YOUR TASK :: Begin with the first line of the material and write out each line exactly, ending with the line that contains "return 10.0 ** np.asarray(v, dtype=float)". Pictures are not part of the copy.

Figure scripts:

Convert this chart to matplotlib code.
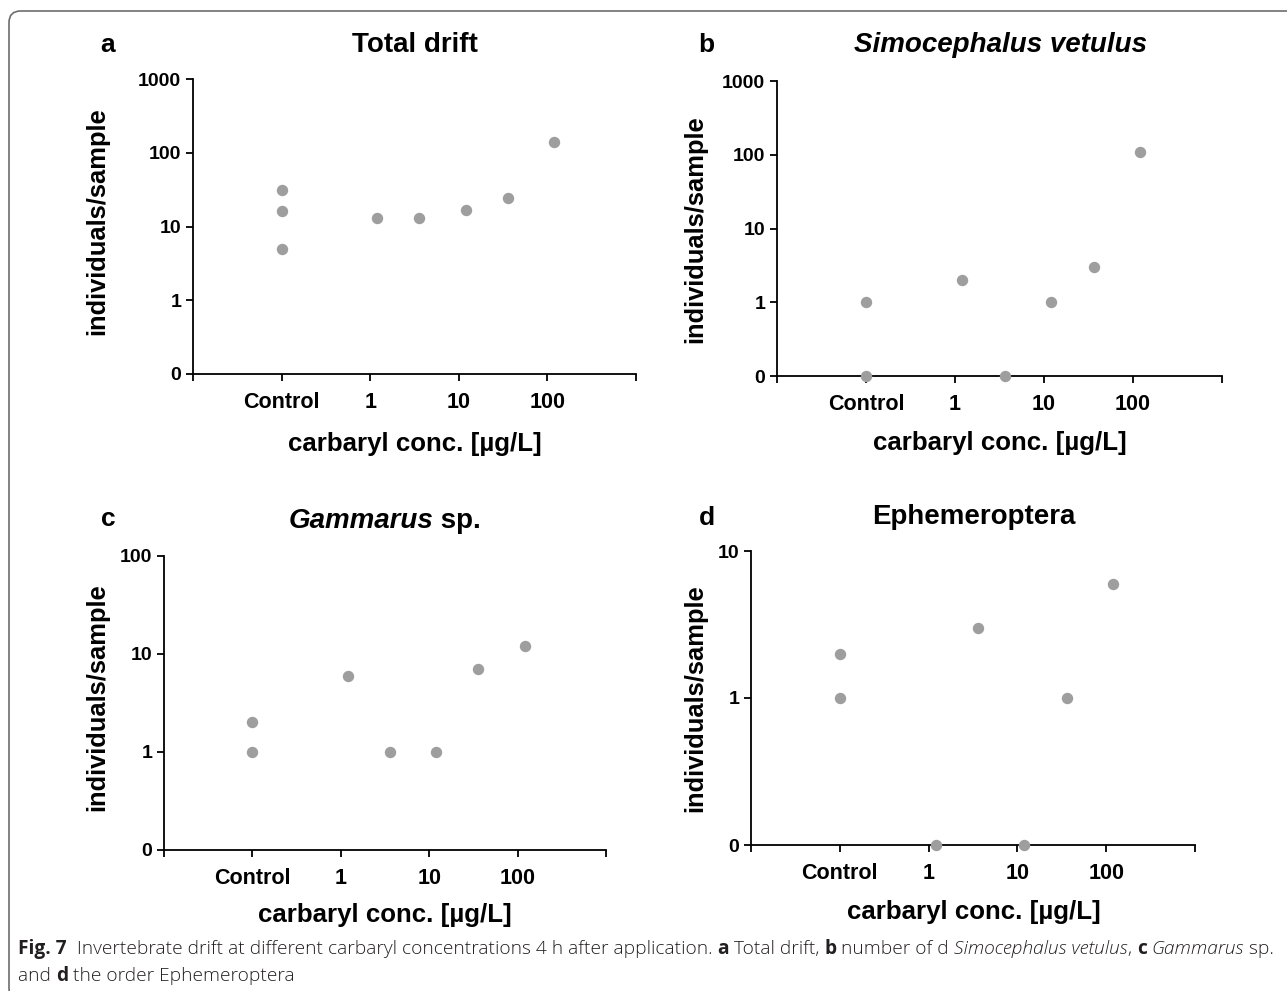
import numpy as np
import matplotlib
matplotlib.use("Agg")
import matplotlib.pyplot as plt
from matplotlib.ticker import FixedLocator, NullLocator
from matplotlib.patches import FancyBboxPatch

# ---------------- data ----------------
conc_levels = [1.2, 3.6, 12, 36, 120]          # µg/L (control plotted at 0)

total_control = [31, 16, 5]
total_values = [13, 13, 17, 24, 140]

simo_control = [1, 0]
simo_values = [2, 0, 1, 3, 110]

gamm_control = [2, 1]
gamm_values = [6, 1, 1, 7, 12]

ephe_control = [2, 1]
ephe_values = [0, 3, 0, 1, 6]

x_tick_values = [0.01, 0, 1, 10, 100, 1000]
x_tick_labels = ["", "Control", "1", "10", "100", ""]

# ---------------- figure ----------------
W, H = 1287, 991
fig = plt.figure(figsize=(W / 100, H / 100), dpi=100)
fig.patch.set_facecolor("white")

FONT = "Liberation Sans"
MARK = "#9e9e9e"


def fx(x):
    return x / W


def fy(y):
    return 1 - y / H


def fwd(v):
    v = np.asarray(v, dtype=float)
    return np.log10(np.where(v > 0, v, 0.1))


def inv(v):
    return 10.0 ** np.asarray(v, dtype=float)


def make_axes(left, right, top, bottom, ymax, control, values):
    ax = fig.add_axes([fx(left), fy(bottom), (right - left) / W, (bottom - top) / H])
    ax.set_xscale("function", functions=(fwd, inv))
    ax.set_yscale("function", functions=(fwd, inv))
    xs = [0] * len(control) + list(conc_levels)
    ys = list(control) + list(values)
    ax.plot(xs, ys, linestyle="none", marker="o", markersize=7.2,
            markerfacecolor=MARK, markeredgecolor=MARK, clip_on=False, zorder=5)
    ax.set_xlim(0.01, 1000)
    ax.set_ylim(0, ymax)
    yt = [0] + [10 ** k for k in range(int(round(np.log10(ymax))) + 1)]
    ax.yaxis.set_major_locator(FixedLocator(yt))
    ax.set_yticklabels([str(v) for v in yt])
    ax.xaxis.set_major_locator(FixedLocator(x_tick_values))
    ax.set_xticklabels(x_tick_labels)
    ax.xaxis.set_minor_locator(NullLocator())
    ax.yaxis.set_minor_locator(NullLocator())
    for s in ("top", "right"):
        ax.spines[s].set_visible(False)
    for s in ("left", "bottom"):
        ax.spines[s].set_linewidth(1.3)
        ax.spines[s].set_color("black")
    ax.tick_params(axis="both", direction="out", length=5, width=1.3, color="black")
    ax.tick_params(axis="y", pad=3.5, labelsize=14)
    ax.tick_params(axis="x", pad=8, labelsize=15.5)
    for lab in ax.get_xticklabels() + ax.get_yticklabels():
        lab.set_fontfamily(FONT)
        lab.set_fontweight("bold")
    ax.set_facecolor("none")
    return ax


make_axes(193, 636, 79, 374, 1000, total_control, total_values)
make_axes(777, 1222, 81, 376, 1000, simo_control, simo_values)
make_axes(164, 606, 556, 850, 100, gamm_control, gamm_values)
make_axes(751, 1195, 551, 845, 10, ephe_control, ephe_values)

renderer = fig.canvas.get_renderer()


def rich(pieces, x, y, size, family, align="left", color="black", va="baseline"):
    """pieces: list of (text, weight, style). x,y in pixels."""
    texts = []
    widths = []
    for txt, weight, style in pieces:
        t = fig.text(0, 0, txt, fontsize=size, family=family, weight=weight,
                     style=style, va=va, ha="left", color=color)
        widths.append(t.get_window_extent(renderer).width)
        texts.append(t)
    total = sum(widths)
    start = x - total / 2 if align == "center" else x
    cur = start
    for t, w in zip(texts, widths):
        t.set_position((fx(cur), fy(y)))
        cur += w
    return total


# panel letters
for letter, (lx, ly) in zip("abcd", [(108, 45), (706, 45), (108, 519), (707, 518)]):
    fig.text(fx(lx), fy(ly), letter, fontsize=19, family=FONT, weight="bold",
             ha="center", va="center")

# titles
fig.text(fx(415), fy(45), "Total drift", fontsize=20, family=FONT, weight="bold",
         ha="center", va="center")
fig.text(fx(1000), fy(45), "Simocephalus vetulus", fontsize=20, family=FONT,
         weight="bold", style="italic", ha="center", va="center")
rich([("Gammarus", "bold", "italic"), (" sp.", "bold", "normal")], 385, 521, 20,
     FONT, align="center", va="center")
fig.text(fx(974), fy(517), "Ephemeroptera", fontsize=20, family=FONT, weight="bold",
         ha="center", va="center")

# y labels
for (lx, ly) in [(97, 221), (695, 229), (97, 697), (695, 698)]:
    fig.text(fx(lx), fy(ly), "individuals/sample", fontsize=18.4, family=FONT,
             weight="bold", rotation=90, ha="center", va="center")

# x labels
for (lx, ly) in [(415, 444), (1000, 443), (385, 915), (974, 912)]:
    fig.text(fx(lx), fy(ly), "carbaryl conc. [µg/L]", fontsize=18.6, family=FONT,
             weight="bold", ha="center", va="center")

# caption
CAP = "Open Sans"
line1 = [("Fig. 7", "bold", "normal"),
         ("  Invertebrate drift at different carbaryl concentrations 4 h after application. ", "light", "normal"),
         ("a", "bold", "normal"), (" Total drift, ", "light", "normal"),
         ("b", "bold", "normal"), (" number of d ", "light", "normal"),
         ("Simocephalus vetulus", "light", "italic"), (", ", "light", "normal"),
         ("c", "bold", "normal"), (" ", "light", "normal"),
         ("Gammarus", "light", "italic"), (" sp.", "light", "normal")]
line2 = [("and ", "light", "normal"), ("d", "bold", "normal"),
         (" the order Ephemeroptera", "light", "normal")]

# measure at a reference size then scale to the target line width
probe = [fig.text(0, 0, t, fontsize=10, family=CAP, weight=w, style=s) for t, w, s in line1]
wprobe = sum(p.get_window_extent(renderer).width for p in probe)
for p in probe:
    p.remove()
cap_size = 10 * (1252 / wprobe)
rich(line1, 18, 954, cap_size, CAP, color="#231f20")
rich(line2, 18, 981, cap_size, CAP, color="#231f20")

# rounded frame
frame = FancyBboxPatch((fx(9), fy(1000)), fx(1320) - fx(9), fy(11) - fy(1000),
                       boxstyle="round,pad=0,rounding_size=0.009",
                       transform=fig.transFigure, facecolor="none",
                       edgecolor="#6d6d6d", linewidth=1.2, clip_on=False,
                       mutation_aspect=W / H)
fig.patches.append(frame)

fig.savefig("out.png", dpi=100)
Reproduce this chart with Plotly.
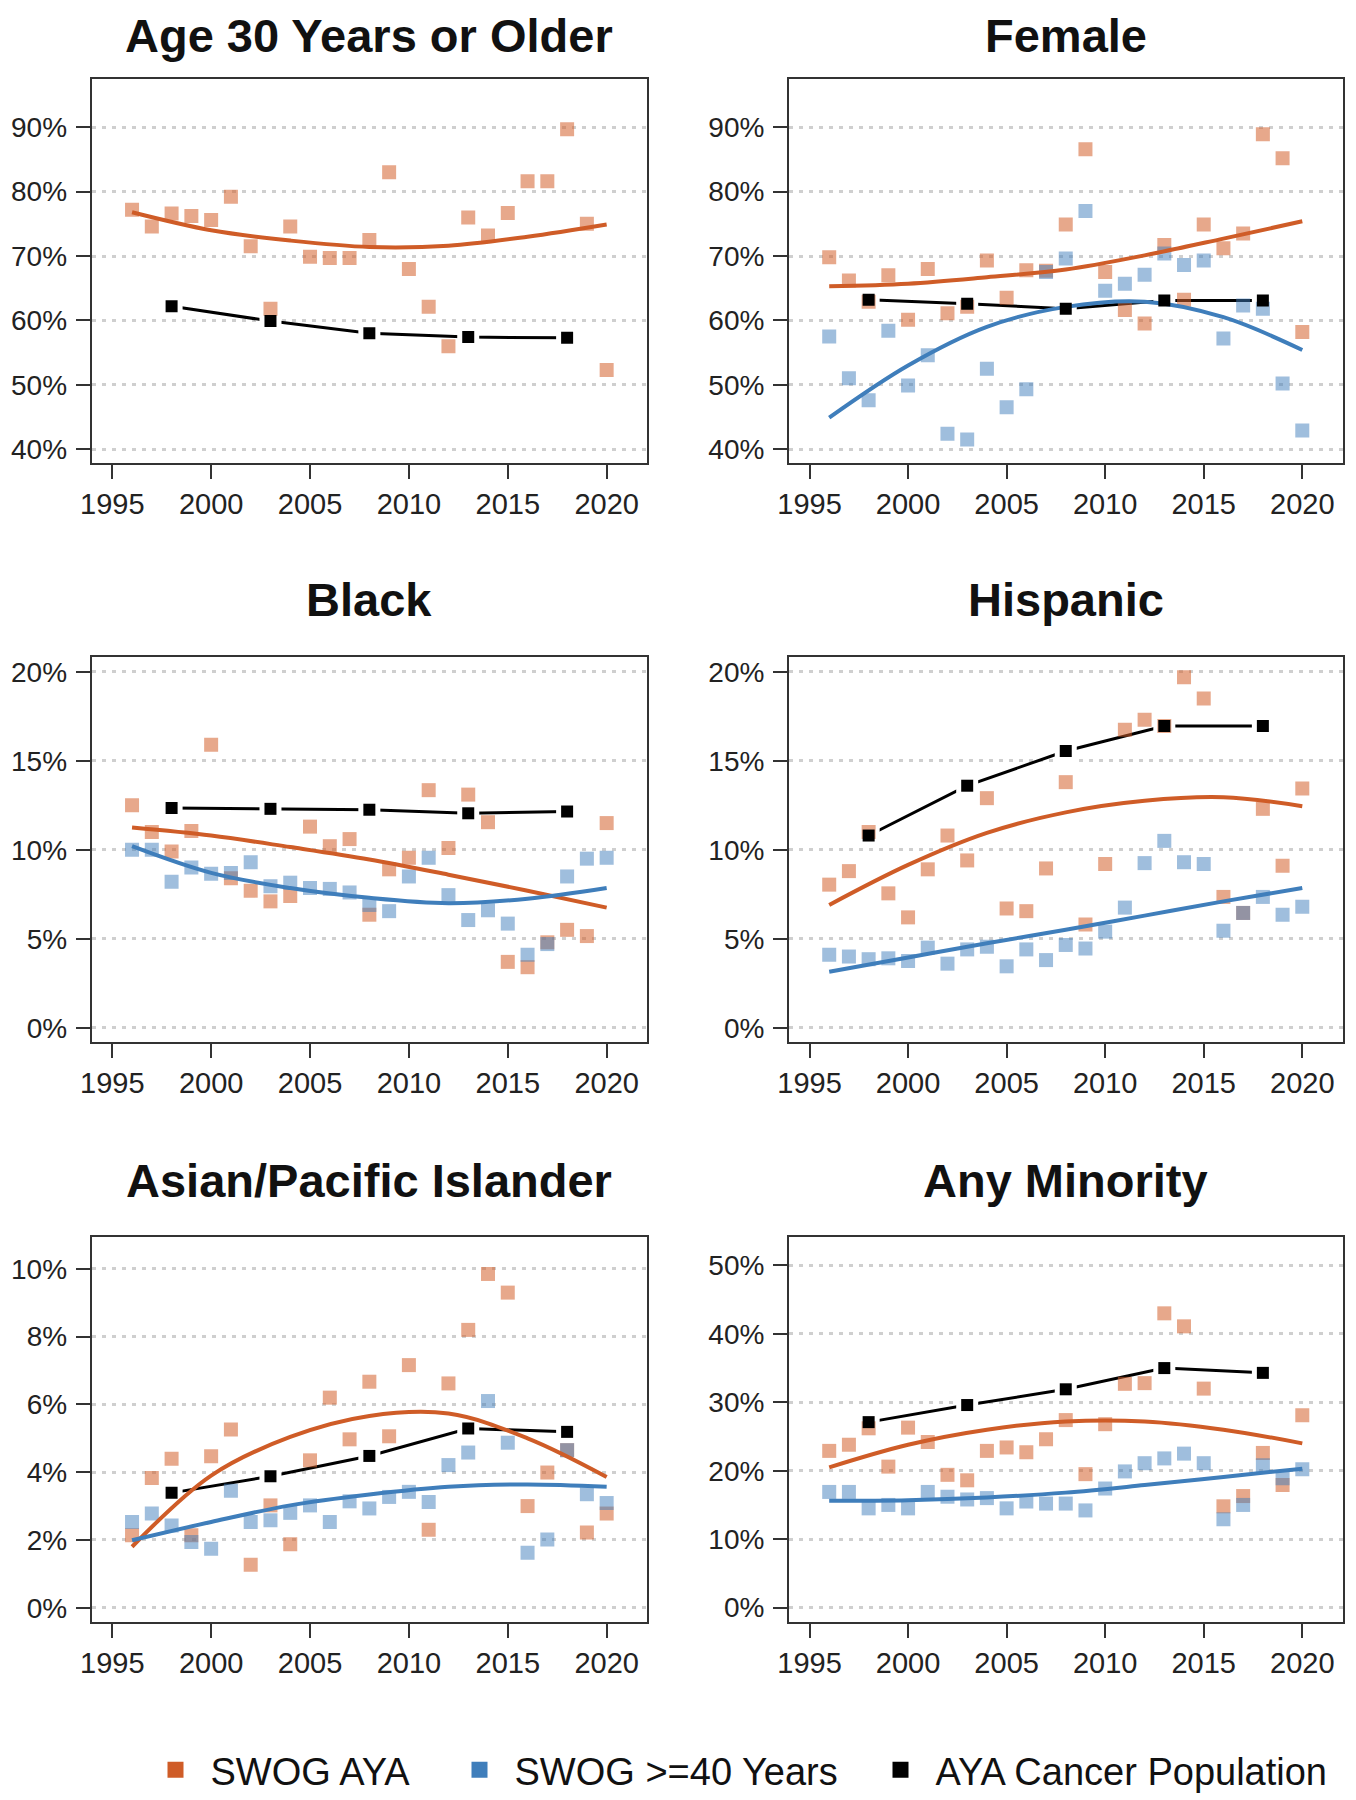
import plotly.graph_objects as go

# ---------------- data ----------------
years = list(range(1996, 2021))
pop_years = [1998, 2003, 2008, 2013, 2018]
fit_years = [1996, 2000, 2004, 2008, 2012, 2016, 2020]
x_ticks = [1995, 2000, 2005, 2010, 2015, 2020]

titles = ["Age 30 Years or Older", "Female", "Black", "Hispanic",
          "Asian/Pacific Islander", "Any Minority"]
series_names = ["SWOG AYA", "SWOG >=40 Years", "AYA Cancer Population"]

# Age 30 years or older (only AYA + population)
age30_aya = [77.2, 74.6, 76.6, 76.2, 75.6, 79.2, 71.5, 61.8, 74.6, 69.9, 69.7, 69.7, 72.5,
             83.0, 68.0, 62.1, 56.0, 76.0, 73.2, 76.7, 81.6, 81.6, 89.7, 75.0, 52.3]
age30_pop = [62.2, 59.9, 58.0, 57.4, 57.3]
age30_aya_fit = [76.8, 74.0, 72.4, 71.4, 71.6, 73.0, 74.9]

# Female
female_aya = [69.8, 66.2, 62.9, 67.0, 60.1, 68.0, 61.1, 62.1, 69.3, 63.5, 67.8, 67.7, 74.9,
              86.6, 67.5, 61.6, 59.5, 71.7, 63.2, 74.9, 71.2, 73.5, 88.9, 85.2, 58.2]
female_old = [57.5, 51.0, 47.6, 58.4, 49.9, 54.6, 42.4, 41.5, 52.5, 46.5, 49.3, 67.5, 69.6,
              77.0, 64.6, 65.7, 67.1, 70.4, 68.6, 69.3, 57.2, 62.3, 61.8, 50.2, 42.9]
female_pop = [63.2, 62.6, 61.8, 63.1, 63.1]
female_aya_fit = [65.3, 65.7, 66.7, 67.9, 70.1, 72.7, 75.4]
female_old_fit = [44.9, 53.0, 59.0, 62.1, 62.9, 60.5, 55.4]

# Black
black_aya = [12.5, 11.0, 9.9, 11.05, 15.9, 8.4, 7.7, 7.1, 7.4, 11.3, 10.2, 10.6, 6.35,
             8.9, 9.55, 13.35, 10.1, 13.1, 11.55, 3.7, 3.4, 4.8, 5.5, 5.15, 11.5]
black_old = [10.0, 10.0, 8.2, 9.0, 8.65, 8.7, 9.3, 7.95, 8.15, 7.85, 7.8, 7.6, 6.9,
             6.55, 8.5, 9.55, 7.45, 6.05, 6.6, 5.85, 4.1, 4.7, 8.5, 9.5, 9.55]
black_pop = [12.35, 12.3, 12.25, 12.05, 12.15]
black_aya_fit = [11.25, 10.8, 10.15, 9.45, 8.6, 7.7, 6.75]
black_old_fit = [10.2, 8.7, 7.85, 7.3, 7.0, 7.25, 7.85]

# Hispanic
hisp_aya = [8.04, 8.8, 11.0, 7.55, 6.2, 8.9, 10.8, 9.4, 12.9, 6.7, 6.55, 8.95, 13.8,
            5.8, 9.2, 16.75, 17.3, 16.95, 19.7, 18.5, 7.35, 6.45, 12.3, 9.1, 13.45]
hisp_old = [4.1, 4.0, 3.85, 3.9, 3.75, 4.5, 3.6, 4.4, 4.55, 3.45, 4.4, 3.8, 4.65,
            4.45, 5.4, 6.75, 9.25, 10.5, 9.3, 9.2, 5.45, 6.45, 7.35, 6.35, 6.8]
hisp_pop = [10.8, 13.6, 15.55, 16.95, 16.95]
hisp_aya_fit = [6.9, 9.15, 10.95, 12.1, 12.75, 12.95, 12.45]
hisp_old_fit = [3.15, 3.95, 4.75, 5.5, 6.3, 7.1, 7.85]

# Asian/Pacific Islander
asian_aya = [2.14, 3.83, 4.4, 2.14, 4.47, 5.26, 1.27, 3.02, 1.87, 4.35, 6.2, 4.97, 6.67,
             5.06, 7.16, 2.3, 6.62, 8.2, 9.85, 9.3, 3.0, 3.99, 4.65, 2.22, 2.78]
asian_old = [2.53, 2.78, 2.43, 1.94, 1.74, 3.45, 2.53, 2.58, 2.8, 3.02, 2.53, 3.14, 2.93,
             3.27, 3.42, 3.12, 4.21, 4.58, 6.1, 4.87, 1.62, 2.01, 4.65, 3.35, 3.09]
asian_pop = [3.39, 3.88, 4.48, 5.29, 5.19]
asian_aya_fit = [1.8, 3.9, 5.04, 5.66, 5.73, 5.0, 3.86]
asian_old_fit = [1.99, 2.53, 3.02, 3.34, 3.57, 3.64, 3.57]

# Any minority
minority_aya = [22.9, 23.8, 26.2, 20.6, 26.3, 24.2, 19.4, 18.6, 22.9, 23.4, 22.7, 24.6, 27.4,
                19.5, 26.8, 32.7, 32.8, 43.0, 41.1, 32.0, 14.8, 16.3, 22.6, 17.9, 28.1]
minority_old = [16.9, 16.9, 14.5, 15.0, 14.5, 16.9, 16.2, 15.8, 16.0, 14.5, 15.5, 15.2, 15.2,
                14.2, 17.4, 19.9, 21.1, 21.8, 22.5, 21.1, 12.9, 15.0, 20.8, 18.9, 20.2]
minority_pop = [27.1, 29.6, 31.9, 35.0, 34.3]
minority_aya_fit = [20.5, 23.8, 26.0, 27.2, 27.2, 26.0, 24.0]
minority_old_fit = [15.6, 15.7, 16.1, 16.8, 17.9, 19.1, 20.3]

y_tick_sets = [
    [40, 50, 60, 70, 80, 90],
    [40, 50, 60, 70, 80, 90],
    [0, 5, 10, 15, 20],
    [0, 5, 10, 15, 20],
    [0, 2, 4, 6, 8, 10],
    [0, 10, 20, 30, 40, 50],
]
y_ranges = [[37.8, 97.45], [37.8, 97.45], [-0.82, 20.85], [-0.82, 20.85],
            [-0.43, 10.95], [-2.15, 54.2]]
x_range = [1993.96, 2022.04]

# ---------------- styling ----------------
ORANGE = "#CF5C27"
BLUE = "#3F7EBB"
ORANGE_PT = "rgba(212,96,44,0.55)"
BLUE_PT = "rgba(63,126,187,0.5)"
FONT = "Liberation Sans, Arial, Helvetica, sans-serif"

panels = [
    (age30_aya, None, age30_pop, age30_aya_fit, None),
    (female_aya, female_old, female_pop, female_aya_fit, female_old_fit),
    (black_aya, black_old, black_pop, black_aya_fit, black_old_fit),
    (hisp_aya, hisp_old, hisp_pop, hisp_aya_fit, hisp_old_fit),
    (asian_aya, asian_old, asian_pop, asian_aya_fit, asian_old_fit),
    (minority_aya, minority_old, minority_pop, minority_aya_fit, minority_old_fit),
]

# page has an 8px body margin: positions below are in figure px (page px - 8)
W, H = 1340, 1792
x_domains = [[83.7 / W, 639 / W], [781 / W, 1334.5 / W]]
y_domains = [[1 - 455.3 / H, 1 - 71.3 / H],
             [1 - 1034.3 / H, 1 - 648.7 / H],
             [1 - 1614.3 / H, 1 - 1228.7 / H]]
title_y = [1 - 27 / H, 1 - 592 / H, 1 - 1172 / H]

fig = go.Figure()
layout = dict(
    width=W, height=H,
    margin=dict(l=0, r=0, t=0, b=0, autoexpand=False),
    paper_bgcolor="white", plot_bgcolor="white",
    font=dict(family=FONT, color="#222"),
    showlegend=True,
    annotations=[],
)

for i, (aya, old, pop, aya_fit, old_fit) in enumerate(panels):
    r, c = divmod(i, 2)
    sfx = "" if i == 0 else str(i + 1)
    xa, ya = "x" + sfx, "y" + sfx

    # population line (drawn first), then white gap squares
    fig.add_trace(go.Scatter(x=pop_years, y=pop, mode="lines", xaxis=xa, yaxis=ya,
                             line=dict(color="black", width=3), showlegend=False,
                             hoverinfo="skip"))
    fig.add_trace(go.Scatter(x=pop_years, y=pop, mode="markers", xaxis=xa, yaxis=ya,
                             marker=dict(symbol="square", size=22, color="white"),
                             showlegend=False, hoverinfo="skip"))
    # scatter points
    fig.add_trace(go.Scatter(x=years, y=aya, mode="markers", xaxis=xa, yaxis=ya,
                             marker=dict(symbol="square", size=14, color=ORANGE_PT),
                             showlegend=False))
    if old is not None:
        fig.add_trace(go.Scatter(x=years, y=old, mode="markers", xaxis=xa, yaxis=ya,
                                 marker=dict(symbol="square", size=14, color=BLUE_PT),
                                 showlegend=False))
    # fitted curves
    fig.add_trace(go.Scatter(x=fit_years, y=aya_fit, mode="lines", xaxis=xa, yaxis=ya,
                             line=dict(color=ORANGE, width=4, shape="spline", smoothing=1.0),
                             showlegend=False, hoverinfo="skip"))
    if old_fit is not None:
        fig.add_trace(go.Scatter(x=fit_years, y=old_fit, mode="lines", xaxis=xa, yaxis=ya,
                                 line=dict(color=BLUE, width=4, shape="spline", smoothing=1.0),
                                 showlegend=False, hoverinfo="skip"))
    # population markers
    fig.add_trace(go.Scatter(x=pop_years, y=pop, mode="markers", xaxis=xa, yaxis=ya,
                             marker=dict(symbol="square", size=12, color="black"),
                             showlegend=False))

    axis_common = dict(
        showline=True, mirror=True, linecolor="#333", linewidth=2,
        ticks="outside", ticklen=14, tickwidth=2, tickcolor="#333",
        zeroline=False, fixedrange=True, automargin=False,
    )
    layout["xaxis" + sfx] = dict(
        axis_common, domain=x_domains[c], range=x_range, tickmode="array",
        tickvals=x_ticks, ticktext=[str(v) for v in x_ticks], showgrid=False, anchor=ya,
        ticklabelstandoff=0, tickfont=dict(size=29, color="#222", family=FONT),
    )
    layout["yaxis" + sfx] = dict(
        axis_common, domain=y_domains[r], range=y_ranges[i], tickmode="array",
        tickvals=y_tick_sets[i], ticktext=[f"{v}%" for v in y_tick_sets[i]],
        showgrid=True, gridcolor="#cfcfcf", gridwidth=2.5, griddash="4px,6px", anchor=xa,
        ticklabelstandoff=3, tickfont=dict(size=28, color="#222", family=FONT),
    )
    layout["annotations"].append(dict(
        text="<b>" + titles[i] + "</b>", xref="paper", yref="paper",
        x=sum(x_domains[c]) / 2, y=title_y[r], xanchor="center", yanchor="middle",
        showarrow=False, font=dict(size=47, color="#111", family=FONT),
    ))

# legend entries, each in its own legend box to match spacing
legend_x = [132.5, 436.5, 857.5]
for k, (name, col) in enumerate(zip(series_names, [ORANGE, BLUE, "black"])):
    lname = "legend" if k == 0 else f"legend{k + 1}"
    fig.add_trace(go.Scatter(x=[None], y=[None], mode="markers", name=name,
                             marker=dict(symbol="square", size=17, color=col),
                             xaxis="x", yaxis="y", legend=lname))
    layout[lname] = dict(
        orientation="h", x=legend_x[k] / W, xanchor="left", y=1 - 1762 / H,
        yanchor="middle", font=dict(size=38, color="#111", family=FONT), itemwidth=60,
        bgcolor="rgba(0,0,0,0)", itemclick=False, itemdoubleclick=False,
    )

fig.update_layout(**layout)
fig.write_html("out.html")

ANSWER BELOW ::
Convert this chart to matplotlib code.
import numpy as np
import matplotlib
matplotlib.use("Agg")
import matplotlib.pyplot as plt
from matplotlib.ticker import FixedLocator, NullLocator
from matplotlib.patches import FancyBboxPatch

# ---------------- data ----------------
conc_levels = [1.2, 3.6, 12, 36, 120]          # µg/L (control plotted at 0)

total_control = [31, 16, 5]
total_values = [13, 13, 17, 24, 140]

simo_control = [1, 0]
simo_values = [2, 0, 1, 3, 110]

gamm_control = [2, 1]
gamm_values = [6, 1, 1, 7, 12]

ephe_control = [2, 1]
ephe_values = [0, 3, 0, 1, 6]

x_tick_values = [0.01, 0, 1, 10, 100, 1000]
x_tick_labels = ["", "Control", "1", "10", "100", ""]

# ---------------- figure ----------------
W, H = 1287, 991
fig = plt.figure(figsize=(W / 100, H / 100), dpi=100)
fig.patch.set_facecolor("white")

FONT = "Liberation Sans"
MARK = "#9e9e9e"


def fx(x):
    return x / W


def fy(y):
    return 1 - y / H


def fwd(v):
    v = np.asarray(v, dtype=float)
    return np.log10(np.where(v > 0, v, 0.1))


def inv(v):
    return 10.0 ** np.asarray(v, dtype=float)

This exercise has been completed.